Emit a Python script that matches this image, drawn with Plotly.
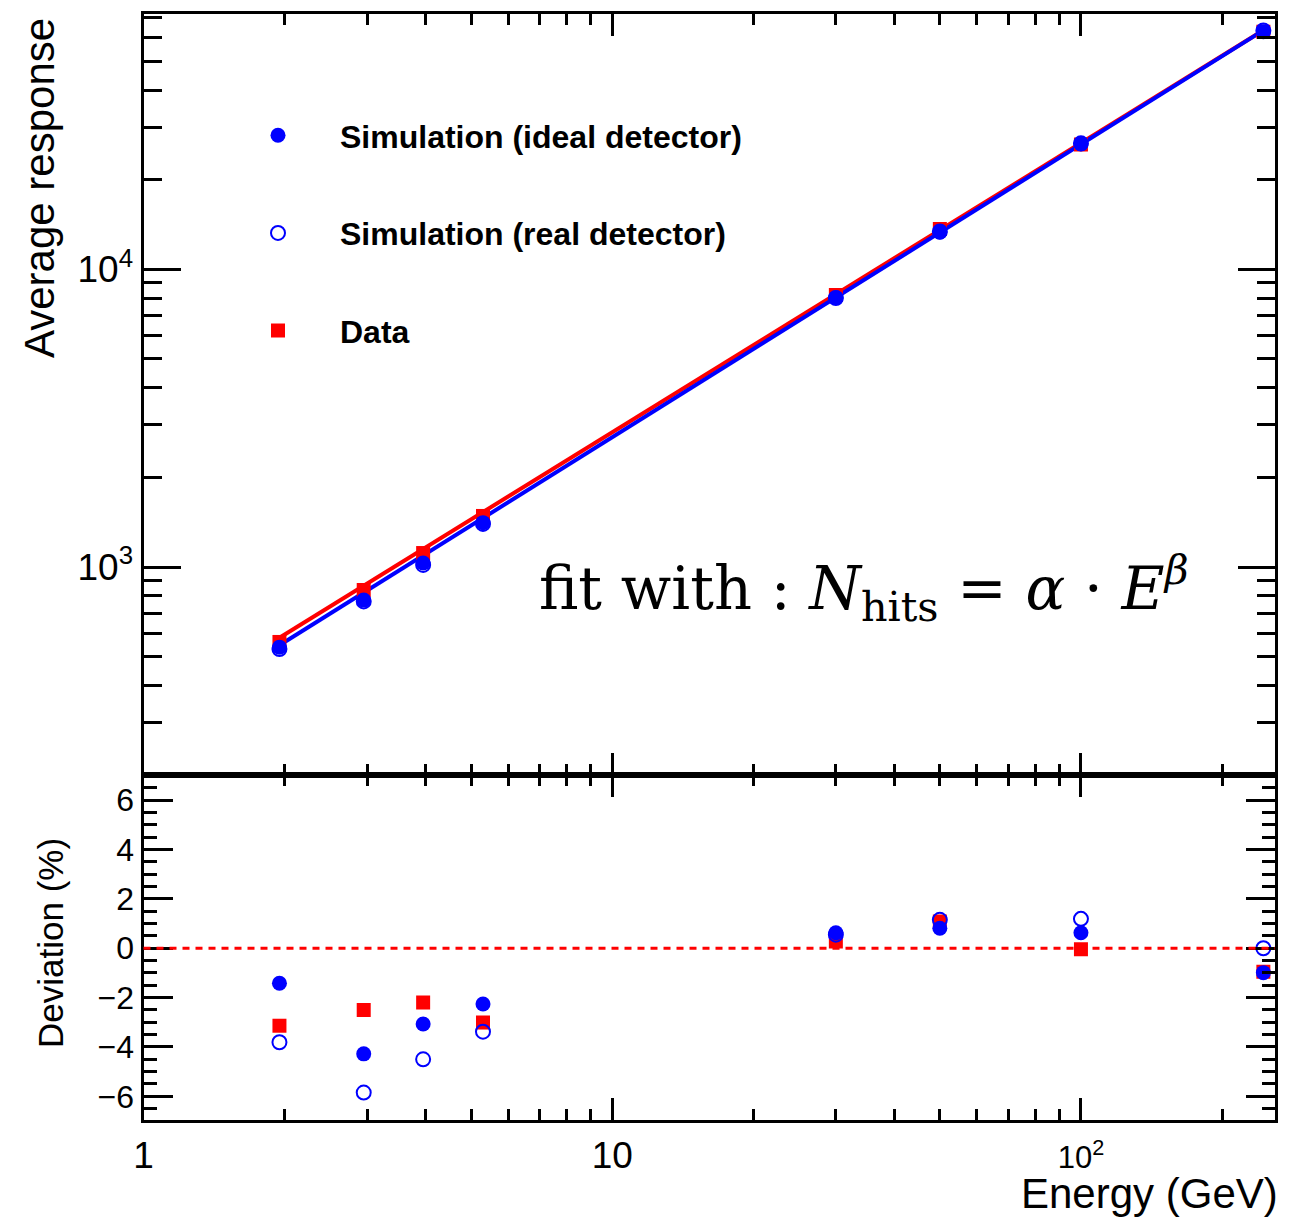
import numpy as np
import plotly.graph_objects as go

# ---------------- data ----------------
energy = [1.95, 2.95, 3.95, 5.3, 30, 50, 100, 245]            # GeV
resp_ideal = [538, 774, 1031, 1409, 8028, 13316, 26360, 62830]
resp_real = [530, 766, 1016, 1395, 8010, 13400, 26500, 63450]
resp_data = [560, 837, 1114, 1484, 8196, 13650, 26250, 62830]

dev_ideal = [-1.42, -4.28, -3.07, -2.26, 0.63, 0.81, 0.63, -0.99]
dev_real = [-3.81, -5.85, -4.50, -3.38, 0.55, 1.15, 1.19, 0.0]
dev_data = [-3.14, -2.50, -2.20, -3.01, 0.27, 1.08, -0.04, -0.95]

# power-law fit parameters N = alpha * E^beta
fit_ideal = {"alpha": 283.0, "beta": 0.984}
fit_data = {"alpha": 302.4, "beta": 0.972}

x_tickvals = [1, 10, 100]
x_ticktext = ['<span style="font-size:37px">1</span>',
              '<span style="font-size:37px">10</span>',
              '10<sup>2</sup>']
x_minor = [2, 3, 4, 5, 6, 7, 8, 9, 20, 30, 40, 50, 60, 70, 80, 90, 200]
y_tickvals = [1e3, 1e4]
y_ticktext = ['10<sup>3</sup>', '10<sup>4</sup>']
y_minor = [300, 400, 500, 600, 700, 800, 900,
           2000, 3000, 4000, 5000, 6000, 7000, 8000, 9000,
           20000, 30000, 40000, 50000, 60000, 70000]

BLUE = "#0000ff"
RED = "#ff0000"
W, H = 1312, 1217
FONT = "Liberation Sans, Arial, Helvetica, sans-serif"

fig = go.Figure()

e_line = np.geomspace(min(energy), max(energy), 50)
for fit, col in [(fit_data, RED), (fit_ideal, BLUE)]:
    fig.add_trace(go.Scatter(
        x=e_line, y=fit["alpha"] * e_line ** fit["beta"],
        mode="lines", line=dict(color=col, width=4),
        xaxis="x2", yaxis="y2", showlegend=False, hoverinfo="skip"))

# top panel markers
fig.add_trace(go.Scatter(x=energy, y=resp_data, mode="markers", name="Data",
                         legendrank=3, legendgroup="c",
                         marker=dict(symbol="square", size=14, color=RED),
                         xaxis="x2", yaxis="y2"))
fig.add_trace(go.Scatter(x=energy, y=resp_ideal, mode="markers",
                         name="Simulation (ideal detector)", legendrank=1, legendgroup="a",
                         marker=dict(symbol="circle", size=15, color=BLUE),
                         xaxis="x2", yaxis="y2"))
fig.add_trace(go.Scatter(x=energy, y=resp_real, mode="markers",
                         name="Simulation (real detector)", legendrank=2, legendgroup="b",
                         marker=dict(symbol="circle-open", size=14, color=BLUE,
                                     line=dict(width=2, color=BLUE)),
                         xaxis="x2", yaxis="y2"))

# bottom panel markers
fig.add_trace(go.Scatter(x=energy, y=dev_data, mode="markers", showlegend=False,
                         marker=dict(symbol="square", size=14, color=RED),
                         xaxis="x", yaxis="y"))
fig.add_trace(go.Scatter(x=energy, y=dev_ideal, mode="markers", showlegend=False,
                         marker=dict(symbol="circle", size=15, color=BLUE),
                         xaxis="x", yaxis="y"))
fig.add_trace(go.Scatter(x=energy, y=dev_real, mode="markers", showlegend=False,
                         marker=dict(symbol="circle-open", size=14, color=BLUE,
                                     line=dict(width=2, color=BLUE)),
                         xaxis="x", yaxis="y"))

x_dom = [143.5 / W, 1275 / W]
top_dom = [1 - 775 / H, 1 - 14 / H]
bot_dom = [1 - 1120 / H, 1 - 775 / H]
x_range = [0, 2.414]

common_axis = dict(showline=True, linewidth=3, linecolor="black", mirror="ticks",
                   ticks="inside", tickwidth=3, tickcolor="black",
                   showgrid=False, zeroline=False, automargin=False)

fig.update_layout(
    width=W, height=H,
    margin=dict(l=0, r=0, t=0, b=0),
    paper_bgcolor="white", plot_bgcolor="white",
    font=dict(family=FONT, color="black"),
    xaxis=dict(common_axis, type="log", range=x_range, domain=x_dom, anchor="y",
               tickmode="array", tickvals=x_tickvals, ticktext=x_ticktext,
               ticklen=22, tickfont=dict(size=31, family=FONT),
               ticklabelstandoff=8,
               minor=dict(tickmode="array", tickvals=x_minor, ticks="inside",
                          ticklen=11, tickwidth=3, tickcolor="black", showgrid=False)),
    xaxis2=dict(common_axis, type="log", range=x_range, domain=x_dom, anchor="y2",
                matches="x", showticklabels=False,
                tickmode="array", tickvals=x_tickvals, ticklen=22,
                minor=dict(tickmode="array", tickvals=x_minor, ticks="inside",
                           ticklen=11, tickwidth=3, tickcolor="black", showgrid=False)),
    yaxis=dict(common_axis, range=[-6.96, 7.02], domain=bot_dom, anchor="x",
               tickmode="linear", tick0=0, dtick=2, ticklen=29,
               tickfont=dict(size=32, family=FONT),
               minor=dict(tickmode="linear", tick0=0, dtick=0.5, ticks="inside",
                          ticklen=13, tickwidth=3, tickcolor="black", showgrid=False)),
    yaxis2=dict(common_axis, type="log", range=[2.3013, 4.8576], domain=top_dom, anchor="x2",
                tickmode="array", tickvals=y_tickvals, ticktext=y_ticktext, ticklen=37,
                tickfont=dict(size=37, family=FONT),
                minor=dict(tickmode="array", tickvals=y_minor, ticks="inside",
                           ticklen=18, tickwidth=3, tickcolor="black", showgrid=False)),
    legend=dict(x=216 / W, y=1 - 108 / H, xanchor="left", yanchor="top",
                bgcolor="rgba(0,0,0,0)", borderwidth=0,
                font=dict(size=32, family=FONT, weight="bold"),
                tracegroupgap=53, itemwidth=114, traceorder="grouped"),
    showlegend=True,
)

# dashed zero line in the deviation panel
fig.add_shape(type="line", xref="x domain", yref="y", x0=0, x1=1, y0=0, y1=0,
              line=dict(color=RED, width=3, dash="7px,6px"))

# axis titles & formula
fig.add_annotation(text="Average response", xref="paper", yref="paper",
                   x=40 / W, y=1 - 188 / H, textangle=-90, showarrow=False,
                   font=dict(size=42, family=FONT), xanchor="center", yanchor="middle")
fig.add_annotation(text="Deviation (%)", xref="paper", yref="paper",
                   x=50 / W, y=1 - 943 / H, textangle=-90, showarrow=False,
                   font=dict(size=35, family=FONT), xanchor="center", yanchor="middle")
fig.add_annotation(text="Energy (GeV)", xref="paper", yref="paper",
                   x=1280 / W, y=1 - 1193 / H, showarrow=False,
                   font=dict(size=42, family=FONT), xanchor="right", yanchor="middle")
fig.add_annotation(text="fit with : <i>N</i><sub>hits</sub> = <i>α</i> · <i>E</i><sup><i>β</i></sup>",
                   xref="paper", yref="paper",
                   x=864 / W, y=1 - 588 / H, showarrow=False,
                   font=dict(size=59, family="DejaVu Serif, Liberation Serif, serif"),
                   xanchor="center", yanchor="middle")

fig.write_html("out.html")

| EXERCISE PROMPT |
Where a line holds the string "matches", copy that line.

| SOLUTION FOR THIS EXERCISE |
Emit a Python script that matches this image, drawn with Plotly.
                matches="x", showticklabels=False,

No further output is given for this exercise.